My question is: Which of these are most idiomatic to use? And what are the dangers and/or benefits of using one over the other?

Answer 1

I noticed that lambdas both work using function pointers as well as the dedicated function type

If the lambda doesn't capture anything, then it can decay to a function pointer.

Which of these are most idiomatic to use?

Neither. Use function if you want to store an arbitrary callable object. If you just want to create and use one, keep it generic:

template <typename Function>
int apply(Function && f, int a, int b) {
     return f(a,b);
}

You can go further and make the return and argument type(s) generic; I'll leave that as an exercise.

And what are the dangers and/or benefits of using one over the other?

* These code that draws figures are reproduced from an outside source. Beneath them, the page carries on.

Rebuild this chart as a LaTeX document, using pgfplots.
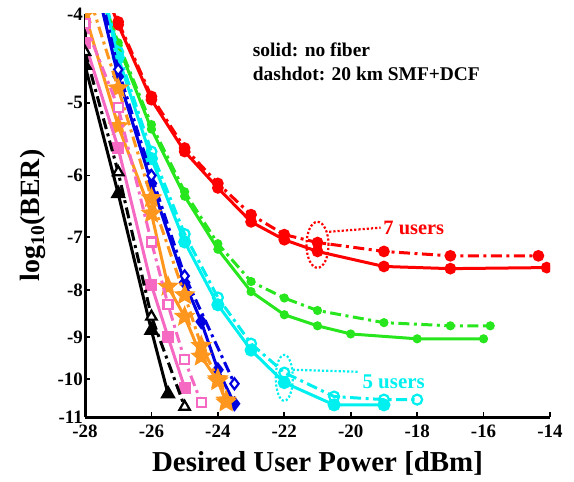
\documentclass[border=0pt]{standalone}
\usepackage{fontspec}
\setmainfont{Liberation Serif}
\usepackage{pgfplots}
\pgfplotsset{compat=1.18}
\usetikzlibrary{plotmarks}
\definecolor{cR}{RGB}{255,0,0}
\definecolor{cG}{RGB}{40,230,30}
\definecolor{cC}{RGB}{0,240,240}
\definecolor{cB}{RGB}{0,0,225}
\definecolor{cO}{RGB}{255,150,30}
\definecolor{cP}{RGB}{245,105,195}
\pgfdeclareplotmark{fstar}{%
  \pgfpathmoveto{\pgfpointpolar{90}{\pgfplotmarksize}}%
  \pgfpathlineto{\pgfpointpolar{126}{0.45\pgfplotmarksize}}%
  \pgfpathlineto{\pgfpointpolar{162}{\pgfplotmarksize}}%
  \pgfpathlineto{\pgfpointpolar{198}{0.45\pgfplotmarksize}}%
  \pgfpathlineto{\pgfpointpolar{234}{\pgfplotmarksize}}%
  \pgfpathlineto{\pgfpointpolar{270}{0.45\pgfplotmarksize}}%
  \pgfpathlineto{\pgfpointpolar{306}{\pgfplotmarksize}}%
  \pgfpathlineto{\pgfpointpolar{342}{0.45\pgfplotmarksize}}%
  \pgfpathlineto{\pgfpointpolar{18}{\pgfplotmarksize}}%
  \pgfpathlineto{\pgfpointpolar{54}{0.45\pgfplotmarksize}}%
  \pgfpathclose
  \pgfusepathqfillstroke
}
\tikzset{
  sl/.style={line width=3bp, solid},
  dd/.style={line width=3bp, dash pattern=on 11bp off 4.5bp on 3bp off 4.5bp},
}
\begin{document}
\begin{tikzpicture}[x=1bp,y=1bp]
\path[use as bounding box] (0,0) rectangle (574,482);
\begin{axis}[
  at={(85bp,65bp)}, anchor=south west,
  width=465bp, height=403bp, scale only axis,
  xmin=-28, xmax=-14,
  ymode=log, ymin=4, ymax=11, y dir=reverse,
  xtick={-28,-26,-24,-22,-20,-18,-16,-14},
  xticklabels={-28,-26,-24,-22,-20,-18,-16,-14},
  ytick={4,5,6,7,8,9,10,11},
  yticklabels={-4,-5,-6,-7,-8,-9,-10,-11},
  yminorticks=false, xminorticks=false,
  axis x line*=bottom, axis y line*=left,
  axis line style={line width=3bp, black},
  tick align=inside, major tick length=5bp,
  tick style={line width=1.8bp, black},
  ticklabel style={font=\fontsize{19}{19}\selectfont\bfseries},
  xticklabel style={inner sep=1bp, yshift=-7bp},
  yticklabel style={inner sep=1bp, xshift=-1bp},
  xlabel={Desired User Power [dBm]},
  ylabel={log\textsubscript{10}(BER)},
  xlabel style={font=\fontsize{29}{29}\selectfont\bfseries, at={(axis description cs:0.5,0)}, anchor=center, yshift=-46bp},
  ylabel style={font=\fontsize{28}{28}\selectfont\bfseries, at={(axis description cs:0,0.5)}, anchor=center, yshift=52bp},
  clip marker paths=true,
]
% ---------- red (7 users)
\addplot[cR, sl, mark=*, mark size=4.3bp, mark options={solid}] table[y expr={-1*(\thisrow{y})}] {
x y
-28 -3.30
-27 -4.11
-26 -4.96
-25 -5.65
-24 -6.19
-23 -6.74
-22 -7.05
-21 -7.26
-19 -7.54
-17 -7.58
-14.1 -7.56
};
\addplot[cR, dd, mark=*, mark size=4.3bp, mark options={solid}] table[y expr={-1*(\thisrow{y})}] {
x y
-28 -3.30
-27 -4.08
-26 -4.92
-25 -5.60
-24 -6.12
-23 -6.62
-22 -6.96
-21 -7.10
-19 -7.26
-17 -7.34
-14.35 -7.34
};
% ---------- green
\addplot[cG, sl, mark=*, mark size=3bp, mark options={solid}] table[y expr={-1*(\thisrow{y})}] {
x y
-28 -3.40
-27 -4.33
-26 -5.34
-25 -6.32
-24 -7.22
-23 -8.03
-22 -8.51
-21 -8.75
-20 -8.93
-18 -9.04
-16 -9.04
};
\addplot[cG, dd, mark=*, mark size=3bp, mark options={solid}] table[y expr={-1*(\thisrow{y})}] {
x y
-28 -3.40
-27 -4.30
-26 -5.28
-25 -6.25
-24 -7.12
-23 -7.83
-22 -8.16
-21 -8.42
-19 -8.68
-17 -8.75
-15.8 -8.75
};
% ---------- cyan (5 users)
\addplot[cC, sl, mark=*, mark size=5bp, mark options={solid}] table[y expr={-1*(\thisrow{y})}] {
x y
-28 -3.20
-27 -4.46
-26 -5.75
-25 -7.09
-24 -8.30
-23 -9.30
-22 -10.09
-20.5 -10.67
-19 -10.67
};
\addplot[cC, dd, mark=o, mark size=5bp, mark options={solid, fill=white, line width=2.2bp}] table[y expr={-1*(\thisrow{y})}] {
x y
-28 -3.15
-27 -4.40
-26 -5.65
-25 -6.95
-24 -8.15
-23 -9.15
-22 -9.84
-20.5 -10.45
-19 -10.53
-18 -10.53
};
% ---------- blue
\addplot[cB, sl, mark=diamond*, mark size=5.5bp, mark options={solid}] table[y expr={-1*(\thisrow{y})}] {
x y
-28 -3.30
-27 -4.68
-26 -6.12
-25 -7.85
-24.5 -8.66
-24 -9.77
-23.5 -10.64
};
\addplot[cB, dd, mark=diamond*, mark size=5.5bp, mark options={solid, fill=white, line width=2.2bp}] table[y expr={-1*(\thisrow{y})}] {
x y
-28 -3.20
-27 -4.60
-26 -6.00
-25 -7.72
-23.5 -10.12
};
% ---------- orange
\addplot[cO, sl, mark=fstar, mark size=7.5bp, mark options={solid}] table[y expr={-1*(\thisrow{y})}] {
x y
-28 -4.00
-27 -5.30
-26 -6.60
-25.5 -7.93
-25 -8.55
-24.5 -9.45
-24 -10.05
-23.75 -10.60
};
\addplot[cO, dd, mark=fstar, mark size=7.5bp, mark options={solid}] table[y expr={-1*(\thisrow{y})}] {
x y
-28 -3.70
-27 -4.82
-26 -6.35
-25 -8.10
-24.5 -9.20
-24 -10.00
-23.75 -10.55
};
% ---------- pink
\addplot[cP, sl, mark=square*, mark size=4.5bp, mark options={solid}] table[y expr={-1*(\thisrow{y})}] {
x y
-28 -4.30
-27 -5.60
-26 -7.90
-25.5 -9.00
-25 -10.22
};
\addplot[cP, dd, mark=square*, mark size=4.5bp, mark options={solid, fill=white, line width=2.2bp}] table[y expr={-1*(\thisrow{y})}] {
x y
-28 -4.10
-27 -5.06
-26 -7.09
-25.5 -8.30
-25 -9.53
-24.5 -10.61
};
% ---------- black
\addplot[black, sl, mark=triangle*, mark size=6bp, mark options={solid}] table[y expr={-1*(\thisrow{y})}] {
x y
-28 -4.55
-27 -6.28
-26 -8.85
-25.5 -10.38
};
\addplot[black, dd, mark=triangle*, mark size=6bp, mark options={solid, fill=white, line width=2.2bp}] table[y expr={-1*(\thisrow{y})}] {
x y
-28 -4.40
-27 -5.95
-26 -8.55
-25 -10.72
};
% ---------- annotations
\node[anchor=north west, align=left, font=\fontsize{19.5}{24}\selectfont\bfseries, inner sep=0pt] at (axis cs:-22.95,4.30) {solid: no fiber\\dashdot: 20 km SMF+DCF};
\draw[cR, line width=2.2bp, dotted] (axis cs:-21,7.14) ellipse [x radius=11bp, y radius=23bp];
\draw[cR, line width=2.2bp, dotted] (axis cs:-20.65,6.91) -- (axis cs:-19.1,6.84);
\node[anchor=west, text=cR, font=\fontsize{20.5}{20.5}\selectfont\bfseries, inner sep=1bp] at (axis cs:-19.05,6.84) {7 users};
\draw[cC, line width=2.2bp, dotted] (axis cs:-22,9.97) ellipse [x radius=8.5bp, y radius=23bp];
\draw[cC, line width=2.2bp, dotted] (axis cs:-21.75,9.77) -- (axis cs:-19.75,9.82);
\node[anchor=west, text=cC, font=\fontsize{21}{21}\selectfont\bfseries, inner sep=1bp] at (axis cs:-19.68,10.07) {5 users};
\end{axis}
\end{tikzpicture}
\end{document}
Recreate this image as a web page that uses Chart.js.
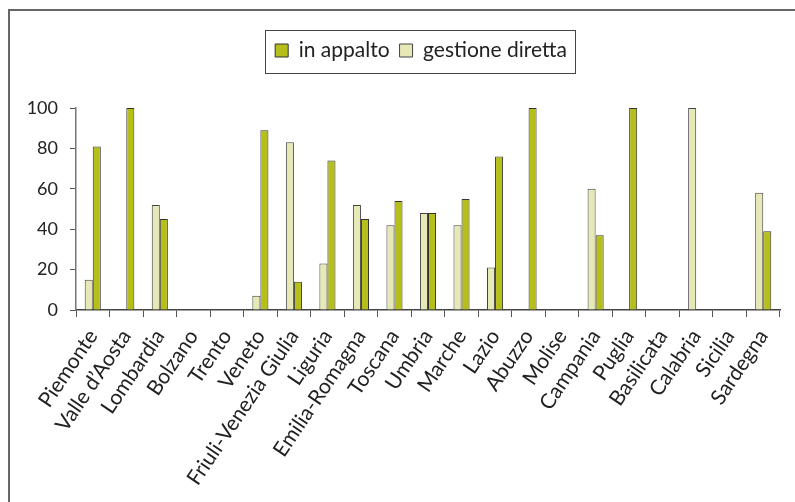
<!DOCTYPE html>
<html>
<head>
<meta charset="utf-8">
<script src="https://cdn.jsdelivr.net/npm/chart.js@4/dist/chart.umd.min.js"></script>
<style>
  html, body { margin: 0; padding: 0; background: #fff; }
  .wrapper { position: relative; width: 795px; height: 502px; }
  .frame { position: absolute; left: 8px; top: 9px; right: 0; bottom: 0; border-top: 2px solid #666; border-left: 2px solid #666; pointer-events: none; }
  canvas { position: absolute; left: 0; top: 0; }
</style>
</head>
<body>
<div class="wrapper">
  <canvas id="chart" width="795" height="502"></canvas>
  <div class="frame"></div>
</div>
<script>
const regions = ['Piemonte', 'Valle d\u2019Aosta', 'Lombardia', 'Bolzano', 'Trento', 'Veneto',
  'Friuli-Venezia Giulia', 'Liguria', 'Emilia-Romagna', 'Toscana', 'Umbria', 'Marche', 'Lazio',
  'Abuzzo', 'Molise', 'Campania', 'Puglia', 'Basilicata', 'Calabria', 'Sicilia', 'Sardegna'];

const gestioneDiretta = [15, null, 52, null, null, 7, 83, 23, 52, 42, 48, 42, 21, null, null, 60, null, null, 100, null, 58];
const inAppalto = [81, 100, 45, null, null, 89, 14, 74, 45, 54, 48, 55, 76, 100, null, 37, 100, null, null, null, 39];

const yTicks = [0, 20, 40, 60, 80, 100];

const FONT = 'Lato, "Open Sans", sans-serif';

// taller legend block so the plot starts lower, and centred over the plot
const legendSpace = {
  id: 'legendSpace',
  beforeInit (chart) {
    const fit = chart.legend.fit;
    chart.legend.fit = function () {
      fit.bind(chart.legend)();
      this.height += 37;
    };
  },
  afterLayout (chart) {
    chart.legend.left += 23;
    chart.legend.right += 23;
  },
};

// draws a box round the legend items
const legendBox = {
  id: 'legendBox',
  afterDraw (chart) {
    const boxes = chart.legend.legendHitBoxes;
    if (!boxes || !boxes.length) {
      return;
    }
    const left = Math.min(...boxes.map((b) => b.left)) - 10;
    const right = Math.max(...boxes.map((b) => b.left + b.width)) + 8;
    const mid = boxes[0].top + boxes[0].height / 2;
    const { ctx } = chart;
    ctx.save();
    ctx.strokeStyle = '#444';
    ctx.lineWidth = 1;
    ctx.strokeRect(Math.round(left) + 0.5, Math.round(mid - 21) + 0.5, Math.round(right - left), 43);
    ctx.restore();
  },
};

new Chart(document.getElementById('chart'), {
  type: 'bar',
  data: {
    labels: regions,
    datasets: [
      {
        label: 'gestione diretta',
        data: gestioneDiretta,
        backgroundColor: '#e6e8b6',
        borderColor: '#444',
        borderWidth: 1,
      },
      {
        label: 'in appalto',
        data: inAppalto,
        backgroundColor: '#b6be1a',
        borderColor: '#333',
        borderWidth: 1,
      },
    ],
  },
  options: {
    responsive: false,
    animation: false,
    layout: { padding: { left: 16, right: 15, top: 30, bottom: 0 } },
    datasets: {
      bar: { categoryPercentage: 0.48, barPercentage: 1 },
    },
    plugins: {
      tooltip: { enabled: false },
      legend: {
        position: 'top',
        reverse: true,
        labels: {
          boxWidth: 13,
          boxHeight: 13,
          padding: 10,
          color: '#222',
          font: { family: FONT, size: 21 },
        },
      },
    },
    scales: {
      x: {
        grid: {
          offset: true,
          drawOnChartArea: false,
          tickLength: 7,
          color: '#555',
        },
        border: { color: '#444', width: 1.5 },
        ticks: {
          minRotation: 56,
          maxRotation: 56,
          autoSkip: false,
          color: '#222',
          font: { family: FONT, size: 21 },
          padding: 8,
        },
        afterFit (scale) {
          scale.height = 192;
        },
      },
      y: {
        min: 0,
        max: 100,
        afterBuildTicks (scale) {
          scale.ticks = yTicks.map((v) => ({ value: v }));
        },
        grid: {
          drawOnChartArea: false,
          tickLength: 6,
          color: '#555',
        },
        border: { color: '#777', width: 1.5 },
        ticks: {
          color: '#222',
          font: { family: FONT, size: 18 },
          padding: 12,
        },
        afterFit (scale) {
          scale.width = 60;
        },
      },
    },
  },
  plugins: [legendSpace, legendBox],
});
</script>
</body>
</html>
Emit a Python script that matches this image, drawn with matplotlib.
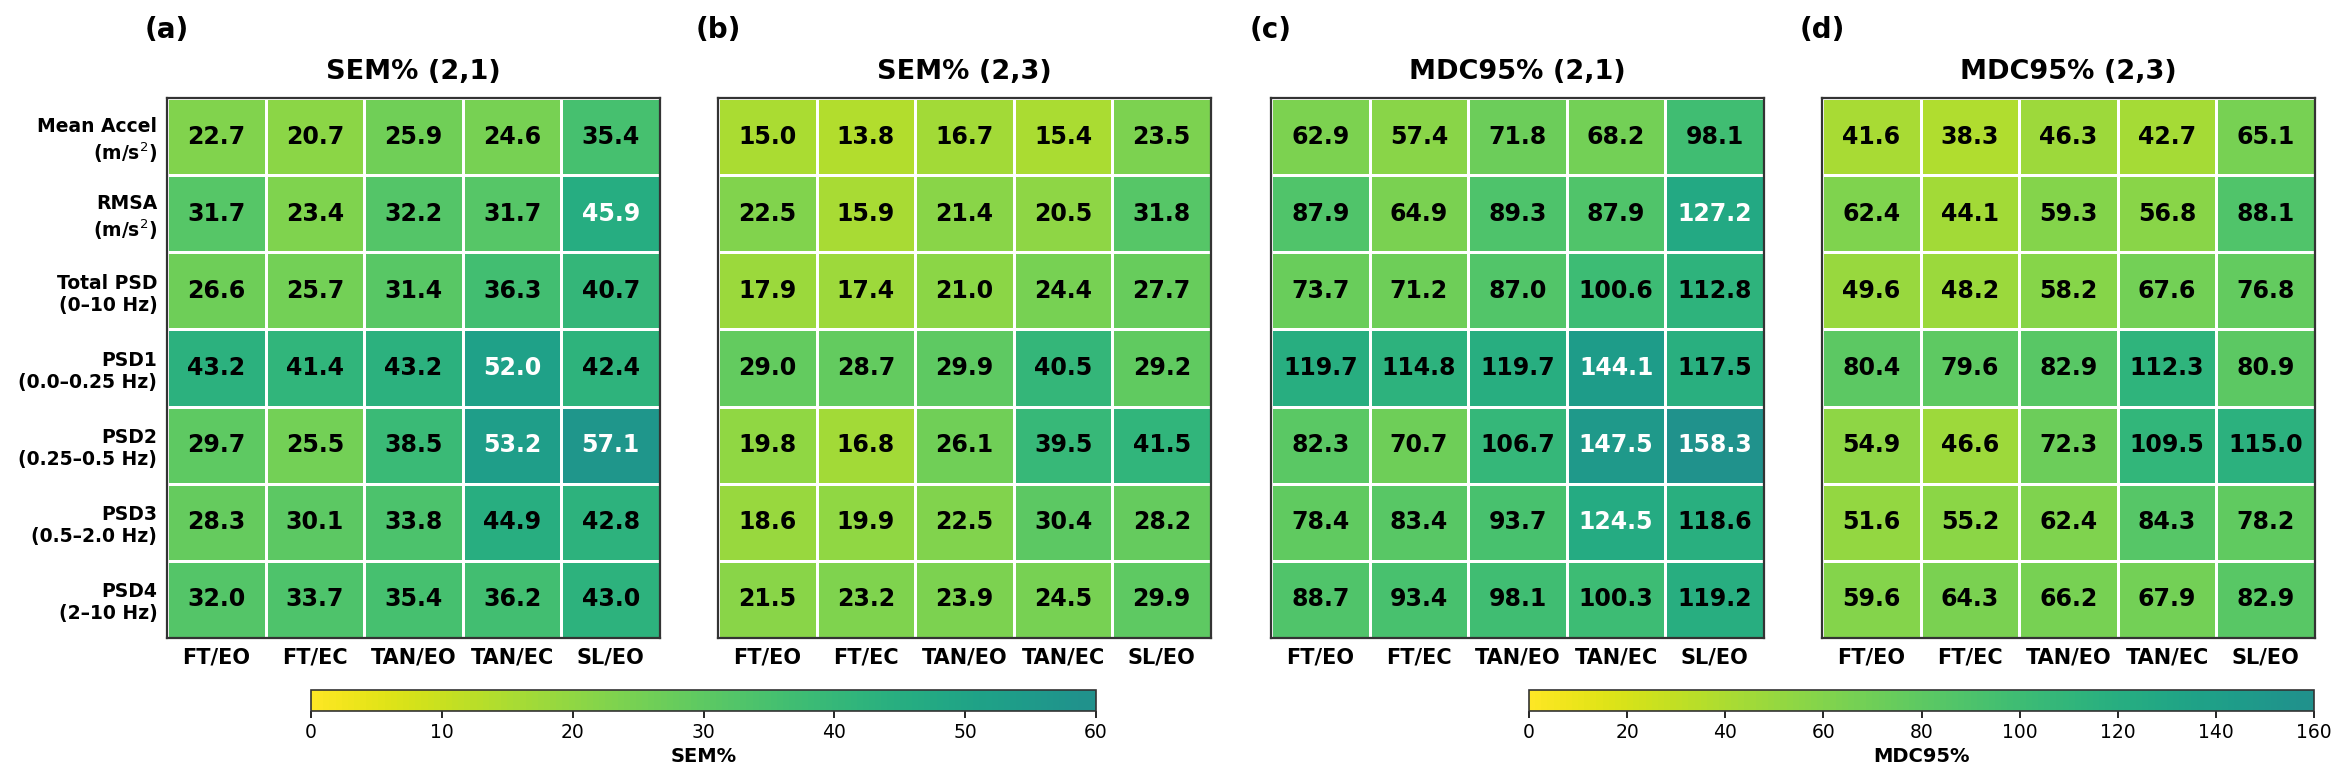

The function pointer version only works with (non-member or static) functions and non-capturing lambdas, and doesn't allow any state to be passed; only the function itself and its arguments. The function type can wrap any callable object type, with or without state, so is more generally useful. However, this has a run-time cost: to hide the wrapped type, calling it will involve a virtual function call (or similar); and it may need dynamic memory allocation to hold a large type.

Answer 2

I would say (C++14)

template <class Functor, class... Args>
decltype(auto) apply_functor(Functor&& f, Args&&... args) {
    return std::forward<Functor>(f)(std::forward<Args>(args)...);
}

or C++11:

template <class Functor, class... Args>
auto apply_functor(Functor&& f, Args&&... args) ->decltype(std::forward<Functor>(f)(std::forward<Args>(args)...)) {
    return std::forward<Functor>(f)(std::forward<Args>(args)...);
}

Answer 3

If in doubt, prefer std::function:

1. The syntax is much more straightforward and consistent with other types, consider e.g.

   typedef std::function<int (int, int)> MyAddFunction;
   

   and

   typedef int (*MyAddFunction)( int, int );
   

2. It's more generic (it actually can take a lambda or a plain C function or a functor)

3. It's more type safe

   apply_p(0, 0, 0); // probably crashes at runtime, dereferences null pointer
   apply_f(0, 0, 0); // doesn't even compile